Don’t get me wrong about wanting things to be open. I do. I don’t lie to my kids. Not about the things I’ve done, or the family’s dirty laundry. I’m not going to ignore any signs of mental illness or problems for the sake of being “normal” to others. But have we gone too far. The kids I see today are spoiled, unmotivated, and unable to cope with their world, let alone start to comprehend all the necessities that come with being an adult (job, school, marriage, etc). Not only that they completely blame their parents. The kids’ problems are because mommy and daddy didn’t do this or that, or were to something or not something enough. There is no expectation in them, or many times in the parents for these kids to reach out and excel anyway. Excel in spite of problems, in spite of issues. To overcome. In being so careful with them, have we made them unable to grow up they way we did? Is there something worthwhile (at least a bit) in the “buck up” attitude… does part of that attitude lead to self confidence? Could Martin Luther King, Jr. or any other great leaders have been born into this generation? I don’t know. Again it’s just ponderings from observations of late.

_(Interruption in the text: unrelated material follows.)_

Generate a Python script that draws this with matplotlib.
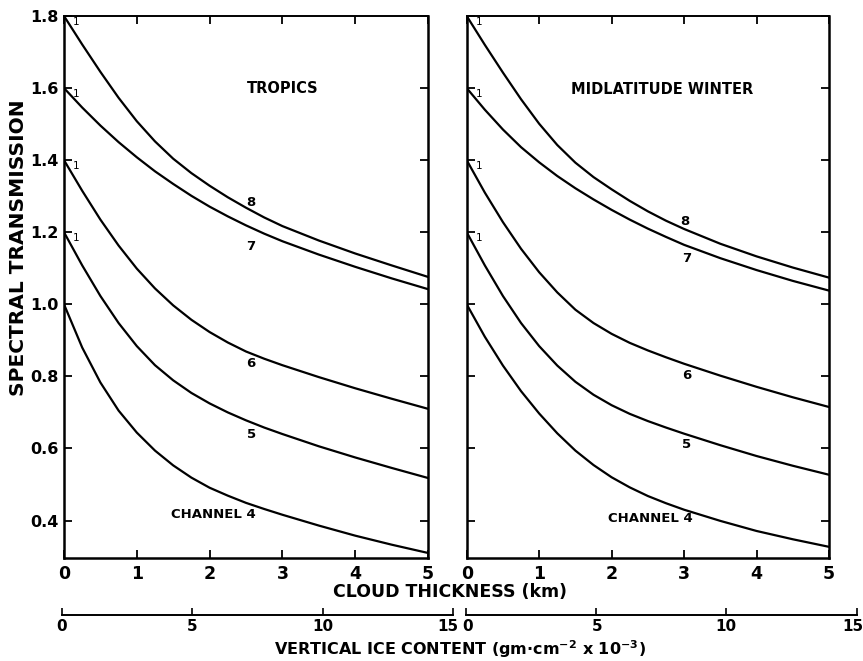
import matplotlib
matplotlib.use("Agg")
import matplotlib.pyplot as plt

# ---------------- data ----------------
thickness_km = [0, 0.25, 0.5, 0.75, 1, 1.25, 1.5, 1.75, 2, 2.25, 2.5, 2.75, 3, 3.5, 4, 4.5, 5]
channels = ["4", "5", "6", "7", "8"]
channel_offsets = [0.0, 0.2, 0.4, 0.6, 0.8]

tropics_ch4 = [1.0, 0.88, 0.783, 0.705, 0.644, 0.594, 0.553, 0.519, 0.491, 0.469, 0.449, 0.432, 0.416, 0.386, 0.358, 0.333, 0.31]
tropics_ch5 = [1.2, 1.108, 1.023, 0.948, 0.884, 0.831, 0.789, 0.754, 0.725, 0.70, 0.678, 0.658, 0.640, 0.606, 0.575, 0.546, 0.518]
tropics_ch6 = [1.4, 1.315, 1.235, 1.163, 1.099, 1.044, 0.997, 0.957, 0.923, 0.894, 0.869, 0.849, 0.831, 0.798, 0.767, 0.738, 0.710]
tropics_ch7 = [1.6, 1.546, 1.496, 1.450, 1.408, 1.369, 1.334, 1.301, 1.271, 1.244, 1.219, 1.196, 1.175, 1.138, 1.104, 1.072, 1.042]
tropics_ch8 = [1.8, 1.721, 1.645, 1.573, 1.508, 1.452, 1.404, 1.364, 1.329, 1.297, 1.268, 1.241, 1.217, 1.177, 1.141, 1.108, 1.076]

midwinter_ch4 = [1.0, 0.91, 0.83, 0.759, 0.697, 0.642, 0.594, 0.554, 0.520, 0.492, 0.468, 0.448, 0.430, 0.399, 0.371, 0.348, 0.327]
midwinter_ch5 = [1.2, 1.108, 1.023, 0.948, 0.884, 0.830, 0.785, 0.749, 0.720, 0.696, 0.676, 0.658, 0.641, 0.609, 0.579, 0.552, 0.527]
midwinter_ch6 = [1.4, 1.31, 1.228, 1.154, 1.089, 1.033, 0.985, 0.948, 0.918, 0.893, 0.872, 0.853, 0.835, 0.802, 0.771, 0.742, 0.715]
midwinter_ch7 = [1.6, 1.54, 1.485, 1.436, 1.394, 1.356, 1.322, 1.291, 1.262, 1.235, 1.21, 1.187, 1.165, 1.128, 1.095, 1.065, 1.038]
midwinter_ch8 = [1.8, 1.72, 1.643, 1.569, 1.501, 1.442, 1.393, 1.353, 1.319, 1.287, 1.258, 1.232, 1.209, 1.168, 1.133, 1.102, 1.074]

y_ticks = [0.4, 0.6, 0.8, 1.0, 1.2, 1.4, 1.6, 1.8]
y_tick_labels = ["0.4", "0.6", "0.8", "1.0", "1.2", "1.4", "1.6", "1.8"]
x_ticks = [0, 1, 2, 3, 4, 5]
ice_ticks = [0, 5, 10, 15]

panels = [
    dict(title="TROPICS", title_pos=(3.01, 1.598),
         series=[tropics_ch4, tropics_ch5, tropics_ch6, tropics_ch7, tropics_ch8],
         label_pos=[(2.05, 0.417), (2.57, 0.640), (2.57, 0.837), (2.57, 1.160), (2.57, 1.282)]),
    dict(title="MIDLATITUDE WINTER", title_pos=(2.70, 1.595),
         series=[midwinter_ch4, midwinter_ch5, midwinter_ch6, midwinter_ch7, midwinter_ch8],
         label_pos=[(2.54, 0.405), (3.03, 0.610), (3.03, 0.802), (3.03, 1.127), (3.01, 1.230)]),
]

# ---------------- figure ----------------
plt.rcParams['font.family'] = ['DejaVu Sans']
plt.rcParams['font.weight'] = 'bold'
W, H = 863, 661
fig = plt.figure(figsize=(W / 100, H / 100), dpi=100)

ax_rects = [(64, 428), (466.7, 829)]
top_px, bottom_px = 16, 558
ice_y_px = 615
ice_spans = [(61.7, 453.3), (465.7, 856.7)]
ice_label_shift = [[0, 0, 0, -5], [2, 1, 0, -4]]

for i, (p, (x0, x1)) in enumerate(zip(panels, ax_rects)):
    ax = fig.add_axes([x0 / W, 1 - bottom_px / H, (x1 - x0) / W, (bottom_px - top_px) / H])
    for s in p["series"]:
        ax.plot(thickness_km, s, color="black", lw=1.6, solid_joinstyle="round")
    ax.set_xlim(0, 5)
    ax.set_ylim(0.296, 1.8)
    ax.set_xticks(x_ticks)
    ax.set_yticks(y_ticks)
    ax.tick_params(direction="in", length=6, width=1.3, top=True, right=True,
                   labelsize=11.5, pad=4)
    ax.tick_params(axis="x", labelsize=12.5, pad=5)
    if i == 0:
        ax.set_yticklabels(y_tick_labels, fontweight="bold")
    else:
        ax.set_yticklabels([])
    ax.set_xticklabels([str(t) for t in x_ticks], fontweight="bold")
    for sp in ax.spines.values():
        sp.set_linewidth(1.8)
    ax.spines["top"].set_linewidth(1.4)
    # text labels
    ax.text(*p["title_pos"], p["title"], ha="center", va="center", fontsize=10.5, fontweight="bold")
    for ch, (lx, ly) in zip(channels, p["label_pos"]):
        txt = "CHANNEL 4" if ch == "4" else ch
        ax.text(lx, ly, txt, ha="center", va="center", fontsize=9.5, fontweight="bold")
    # small '1' reference marks at start of the offset curves
    for off in channel_offsets[1:]:
        ax.text(0.17, 1.0 + off - 0.016, "1", ha="center", va="center", fontsize=7.5,
                fontweight="normal")

    # vertical ice content axis
    ix0, ix1 = ice_spans[i]
    iax = fig.add_axes([ix0 / W, 1 - ice_y_px / H, (ix1 - ix0) / W, 0.001])
    iax.set_xlim(0, 15)
    iax.set_xticks(ice_ticks)
    iax.set_xticklabels([])
    iax.set_yticks([])
    for name in ["top", "left", "right"]:
        iax.spines[name].set_visible(False)
    iax.spines["bottom"].set_linewidth(1.4)
    iax.tick_params(axis="x", direction="in", length=5, width=1.2)
    iax.patch.set_visible(False)
    for t, dx in zip(ice_ticks, ice_label_shift[i]):
        iax.annotate(str(t), xy=(t, 0), xycoords=("data", "axes fraction"),
                     xytext=(dx * 0.72, -3), textcoords="offset points",
                     ha="center", va="top", fontsize=11, fontweight="bold",
                     annotation_clip=False)

fig.text(19 / W, 1 - 248 / H, "SPECTRAL TRANSMISSION", rotation=90, ha="center", va="center",
         fontsize=14.5, fontweight="bold")
fig.text(450 / W, 1 - 592 / H, "CLOUD THICKNESS (km)", ha="center", va="center",
         fontsize=12.5, fontweight="bold")
fig.text(460 / W, 1 - 649 / H,
         r"VERTICAL ICE CONTENT (gm$\cdot$cm$^{\mathbf{-2}}$ x 10$^{\mathbf{-3}}$)",
         ha="center", va="center", fontsize=11.5, fontweight="bold")

fig.savefig("out.png", dpi=100)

And here’s the rub for me. Are we losing creativity by our kids growing up this way? Maybe creativity and adversity/hardship are truly linked. Look at Kids with Cameras. AND PLEASE do yourself a wonderful favor and get the movie Born into Brothels, by Ross Kauffman and Zana Briski, which is the chronical of these first kids and the beginning project. The point is, these kids face horrors and hardship almost incomprehensible for us in the US to understand. But the artwork that comes from them is astounding.

Most of the lists of bipolars I have seen include the most famous politicians, scientists, and artists of their day. And I know from my own experience, that on my meds I have a harder time accessing that piece of my psyche. My muse hides her face and it is very hard to find her. Leading to the question, “Do Robin Williams and Jim Carey (not to mention tons of others) go off their meds to do their best work?” If not, how do they get to that part of themselves…

So in all this medical discovery are we making ourselves a better humanity? Is bipolar really an illness? Or is it a different brain that comes from being wired to achieve something different, something beautiful? Are there other ways to deal that don’t shut that off? Where will this all lead?

I don’t know. I just ask the questions.